Your instructions:
Repeat each entry as written, dropping any picture you find.

Records for processing:

======

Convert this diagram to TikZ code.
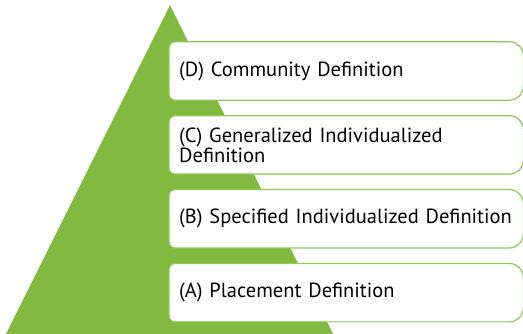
\documentclass[tikz,border=0pt]{standalone}
\usepackage{fontspec}
\setmainfont{PT Sans}
\usetikzlibrary{positioning}

\definecolor{leafgreen}{RGB}{130,186,65}
\definecolor{rimgreen}{RGB}{146,200,88}

% tight word spacing for the level labels
\newcommand\levelfont{\fontsize{20.5}{20}\selectfont\spaceskip=0.11em\relax}

\tikzset{
  level/.style={fill=white, rounded corners=6pt, minimum width=354pt,
    minimum height=58pt, inner xsep=10pt, text width=334pt, align=left,
    font=\levelfont},
  rim/.style={draw=rimgreen, line width=1.2pt}
}

\begin{document}
\begin{tikzpicture}[x=1pt,y=-1pt]
  \useasboundingbox (0,0) rectangle (523,334);

  % the pyramid behind the levels
  \fill[leafgreen] (170,5) -- (333,334) -- (6,334) -- cycle;

  \node[level, anchor=west] (d) at (169,71) {(D) Community Definition};
  \node[level, below=15.5pt of d] (c) {(C) Generalized Individualized\\Definition};
  \node[level, below=15.5pt of c] (b) {(B) Specified Individualized Definition};
  \node[level, below=15.5pt of b] (a) {(A) Placement Definition};

  % outlines, rounder on the right
  \foreach \n in {d,c,b,a}
    \draw[rim] (\n.north) [rounded corners=14pt] -- (\n.north east) -- (\n.south east)
      -- (\n.south) [rounded corners=6pt] -- (\n.south west) -- (\n.north west) -- cycle;
\end{tikzpicture}
\end{document}
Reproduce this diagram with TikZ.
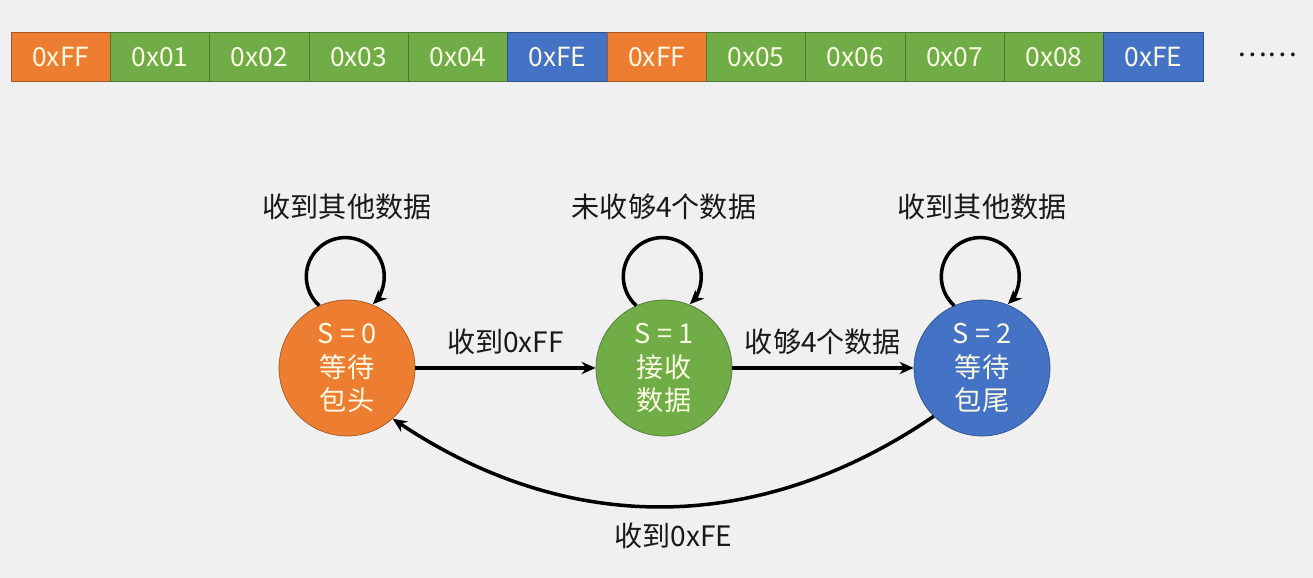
\documentclass[tikz,border=0pt]{standalone}
\usepackage{fontspec}
\setmainfont{Noto Sans CJK SC}
\usepackage{xcolor}
\usetikzlibrary{arrows.meta, positioning}
\definecolor{headorange}{RGB}{237,125,49}
\definecolor{datagreen}{RGB}{112,173,71}
\definecolor{tailblue}{RGB}{68,114,196}
\definecolor{bggray}{RGB}{240,240,240}
\definecolor{celltext}{RGB}{250,250,228}
\definecolor{inkgray}{RGB}{25,25,25}

\begin{document}
\begin{tikzpicture}[
  x=0.02cm, y=0.02cm,
  font=\fontsize{16}{19}\selectfont, text=inkgray,
  cell/.style={rectangle, draw=#1!70!black, fill=#1, text=celltext, minimum width=1.987cm, minimum height=0.98cm, inner sep=0pt, font=\fontsize{15}{16}\selectfont},
  stnode/.style={circle, draw=#1!70!black, fill=#1, text=celltext, minimum size=2.72cm, inner sep=0pt, align=center, font=\fontsize{15.5}{19}\selectfont},
  trans/.style={line width=2pt, draw=black, -{Stealth[length=8pt, width=7pt]}}
]
  \fill[bggray] (0,0) rectangle (1313,578);
  \useasboundingbox (0,0) rectangle (1313,578);

  % byte stream
  \foreach \i/\lab/\clr in {0/0xFF/headorange,1/0x01/datagreen,2/0x02/datagreen,3/0x03/datagreen,4/0x04/datagreen,5/0xFE/tailblue,6/0xFF/headorange,7/0x05/datagreen,8/0x06/datagreen,9/0x07/datagreen,10/0x08/datagreen,11/0xFE/tailblue} {
    \node[cell=\clr] (b\i) at ({60.7+\i*99.33},521) {\lab};
  }
  \node (more) at (1267,523) {……};

  % states
  \node[stnode=headorange] (s0) at (347,210) {S = 0\\等待\\包头};
  \node[stnode=datagreen] (s1) at (664,210) {S = 1\\接收\\数据};
  \node[stnode=tailblue] (s2) at (982,210) {S = 2\\等待\\包尾};

  % self loops
  \draw[trans] (s0.114) arc[start angle=228, end angle=-45, radius=39];
  \draw[trans] (s1.114) arc[start angle=228, end angle=-45, radius=39];
  \draw[trans] (s2.114) arc[start angle=228, end angle=-45, radius=39];
  \node[above=1.48cm of s0] (l0) {收到其他数据};
  \node[above=1.48cm of s1] (l1) {未收够4个数据};
  \node[above=1.48cm of s2] (l2) {收到其他数据};

  % transitions
  \draw[trans] (s0) -- node[above=3pt] {收到0xFF} (s1);
  \draw[trans] (s1) -- node[above=3pt] {收够4个数据} (s2);
  \draw[trans] (s2.225) to[bend left=34] node[below=0.18cm, xshift=0.2cm] {收到0xFE} (s0.-48);
\end{tikzpicture}
\end{document}
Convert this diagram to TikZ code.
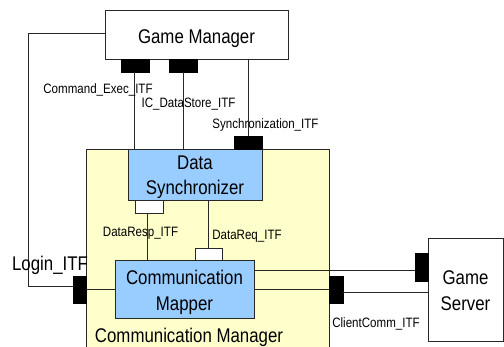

======

Solved exercise:
Convert this diagram to TikZ code.
\documentclass[tikz,border=0pt]{standalone}
\usepackage{fontspec}
\setmainfont{PT Sans}
\usetikzlibrary{positioning}

\definecolor{leafgreen}{RGB}{130,186,65}
\definecolor{rimgreen}{RGB}{146,200,88}

% tight word spacing for the level labels
\newcommand\levelfont{\fontsize{20.5}{20}\selectfont\spaceskip=0.11em\relax}

\tikzset{
  level/.style={fill=white, rounded corners=6pt, minimum width=354pt,
    minimum height=58pt, inner xsep=10pt, text width=334pt, align=left,
    font=\levelfont},
  rim/.style={draw=rimgreen, line width=1.2pt}
}

\begin{document}
\begin{tikzpicture}[x=1pt,y=-1pt]
  \useasboundingbox (0,0) rectangle (523,334);

  % the pyramid behind the levels
  \fill[leafgreen] (170,5) -- (333,334) -- (6,334) -- cycle;

  \node[level, anchor=west] (d) at (169,71) {(D) Community Definition};
  \node[level, below=15.5pt of d] (c) {(C) Generalized Individualized\\Definition};
  \node[level, below=15.5pt of c] (b) {(B) Specified Individualized Definition};
  \node[level, below=15.5pt of b] (a) {(A) Placement Definition};

  % outlines, rounder on the right
  \foreach \n in {d,c,b,a}
    \draw[rim] (\n.north) [rounded corners=14pt] -- (\n.north east) -- (\n.south east)
      -- (\n.south) [rounded corners=6pt] -- (\n.south west) -- (\n.north west) -- cycle;
\end{tikzpicture}
\end{document}
Reproduce this diagram with TikZ.
\documentclass[tikz,border=0pt]{standalone}
\usepackage{fontspec}
\setmainfont{Noto Sans CJK SC}
\usepackage{xcolor}
\usetikzlibrary{arrows.meta, positioning}
\definecolor{headorange}{RGB}{237,125,49}
\definecolor{datagreen}{RGB}{112,173,71}
\definecolor{tailblue}{RGB}{68,114,196}
\definecolor{bggray}{RGB}{240,240,240}
\definecolor{celltext}{RGB}{250,250,228}
\definecolor{inkgray}{RGB}{25,25,25}

\begin{document}
\begin{tikzpicture}[
  x=0.02cm, y=0.02cm,
  font=\fontsize{16}{19}\selectfont, text=inkgray,
  cell/.style={rectangle, draw=#1!70!black, fill=#1, text=celltext, minimum width=1.987cm, minimum height=0.98cm, inner sep=0pt, font=\fontsize{15}{16}\selectfont},
  stnode/.style={circle, draw=#1!70!black, fill=#1, text=celltext, minimum size=2.72cm, inner sep=0pt, align=center, font=\fontsize{15.5}{19}\selectfont},
  trans/.style={line width=2pt, draw=black, -{Stealth[length=8pt, width=7pt]}}
]
  \fill[bggray] (0,0) rectangle (1313,578);
  \useasboundingbox (0,0) rectangle (1313,578);

  % byte stream
  \foreach \i/\lab/\clr in {0/0xFF/headorange,1/0x01/datagreen,2/0x02/datagreen,3/0x03/datagreen,4/0x04/datagreen,5/0xFE/tailblue,6/0xFF/headorange,7/0x05/datagreen,8/0x06/datagreen,9/0x07/datagreen,10/0x08/datagreen,11/0xFE/tailblue} {
    \node[cell=\clr] (b\i) at ({60.7+\i*99.33},521) {\lab};
  }
  \node (more) at (1267,523) {……};

  % states
  \node[stnode=headorange] (s0) at (347,210) {S = 0\\等待\\包头};
  \node[stnode=datagreen] (s1) at (664,210) {S = 1\\接收\\数据};
  \node[stnode=tailblue] (s2) at (982,210) {S = 2\\等待\\包尾};

  % self loops
  \draw[trans] (s0.114) arc[start angle=228, end angle=-45, radius=39];
  \draw[trans] (s1.114) arc[start angle=228, end angle=-45, radius=39];
  \draw[trans] (s2.114) arc[start angle=228, end angle=-45, radius=39];
  \node[above=1.48cm of s0] (l0) {收到其他数据};
  \node[above=1.48cm of s1] (l1) {未收够4个数据};
  \node[above=1.48cm of s2] (l2) {收到其他数据};

  % transitions
  \draw[trans] (s0) -- node[above=3pt] {收到0xFF} (s1);
  \draw[trans] (s1) -- node[above=3pt] {收够4个数据} (s2);
  \draw[trans] (s2.225) to[bend left=34] node[below=0.18cm, xshift=0.2cm] {收到0xFE} (s0.-48);
\end{tikzpicture}
\end{document}
Convert this diagram to TikZ code.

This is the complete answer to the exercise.